Pemerintah memahami apresiasi dari pekerja, buruh dan pengusaha, demo hanya akan menghambat dialog
perepat.com-Hari buruh diperingati setiap 1 Mei. Konfederasi Serikat Pekerja Seluruh Indonesia (KSPSI) akan mengundur peringatan May Day atau Hari Buruh yang biasa diselenggarakan pada 1 Mei menjadi 12 Mei 2022.
Ini dilakukan lantaran malam takbiran Lebaran Idul Fitri 1443 H jatuh pada 1 Mei yang lalu bertepatan dengan perayaan Hari Buruh Internasional.
Satu hal yang hampir pasti terjadi pada hari peringatan tersebut adalah demo besar-besaran para buruh. Jumlah buruh yang turun ke jalan mencapai puluhan ribuan orang. Demonstrasi ada tujuannya. Tentulah terkait kepentingan nasib buruh itu sendiri agar kehidupannya lebih baik.
Melihat fenomena Hari Buruh setiap tahun, timbul pertanyaan, mengapa selalu diisi dengan demo besar-besaran?
Kalau setiap tahun dilakukan demo, apakah berarti demo besar tahun sebelumnya masih gagal mencapai tujuan? Apakah tidak ada cara lain mencapai tujuan sehingga di Hari Buruh tahun berikutnya tidak perlu lagi melakukan demo?
Bila berangkat dari pemikiran bahwa pengulangan cara secara terus menerus tanpa menghasilkan maka perlu dipikirkan cara atau strategi lain agar didapatkan hasilnya. Ini perlu dipikirkan agar Hari Buruh bisa ‘elegan’ seperti hari-hari besar lainnya.
Nasib buruh ditentukan beberapa faktor, yakni hubungan kerja antar buruh (semangat kerjasama yang positif) di perusahaan dan kinerja personal buruh itu sendiri sebagai faktor internal.
Kemudian faktor eksternal yakni sistem di luar kelompoknya.

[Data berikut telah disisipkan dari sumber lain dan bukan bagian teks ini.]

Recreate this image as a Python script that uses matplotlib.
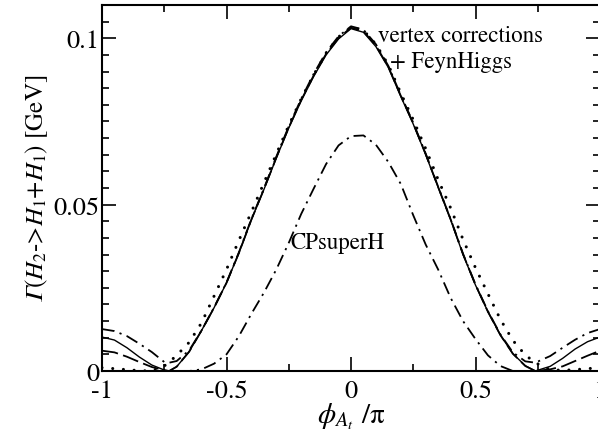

Sistem itu menyangkut banyak hal, seperti aturan internal tempat buruh bekerja, regulasi atau peraturan yang berlaku secara regional dan nasional, kepentingan politik, situasi perekonomian nasional dan dunia dan lain sebagainya.
Kalau dirinci dan dipetakan akan menghasilkan banyak faktor internal dan eksternal yang saling terkait dan membentuk ‘benang kusut’ yang kalau isunya terus dikomodifikasi pihak tertentu menyebabkan buruh tidak sejahtera sampai kapan pun.
Pertanyaannya adalah, untuk mengurai benang kusut dan menghasilkan sebuah tenun kesejahteraan apakah harus dengan demo besar-besaran setiap tahun?
Tampaknya memang agak rumit namun bukan tidak mungkin. Banyak contoh di negara lain nasib buruh sejahtera tanpa gejolak demo tahunan. Semoga selalu ada pemecahannya selain dengan cara aksi demontrasi besar-besaran setiap tahun di hari peringatan.
Karena sejatinya hari peringatan merupakan petanda pengakuan sebuah Eksistensi di tengah lingkungan yang lebih luas. Kalau sudah eksis kiranya tak perlu selalu dirayakan dengan demontrasi besar-besaran.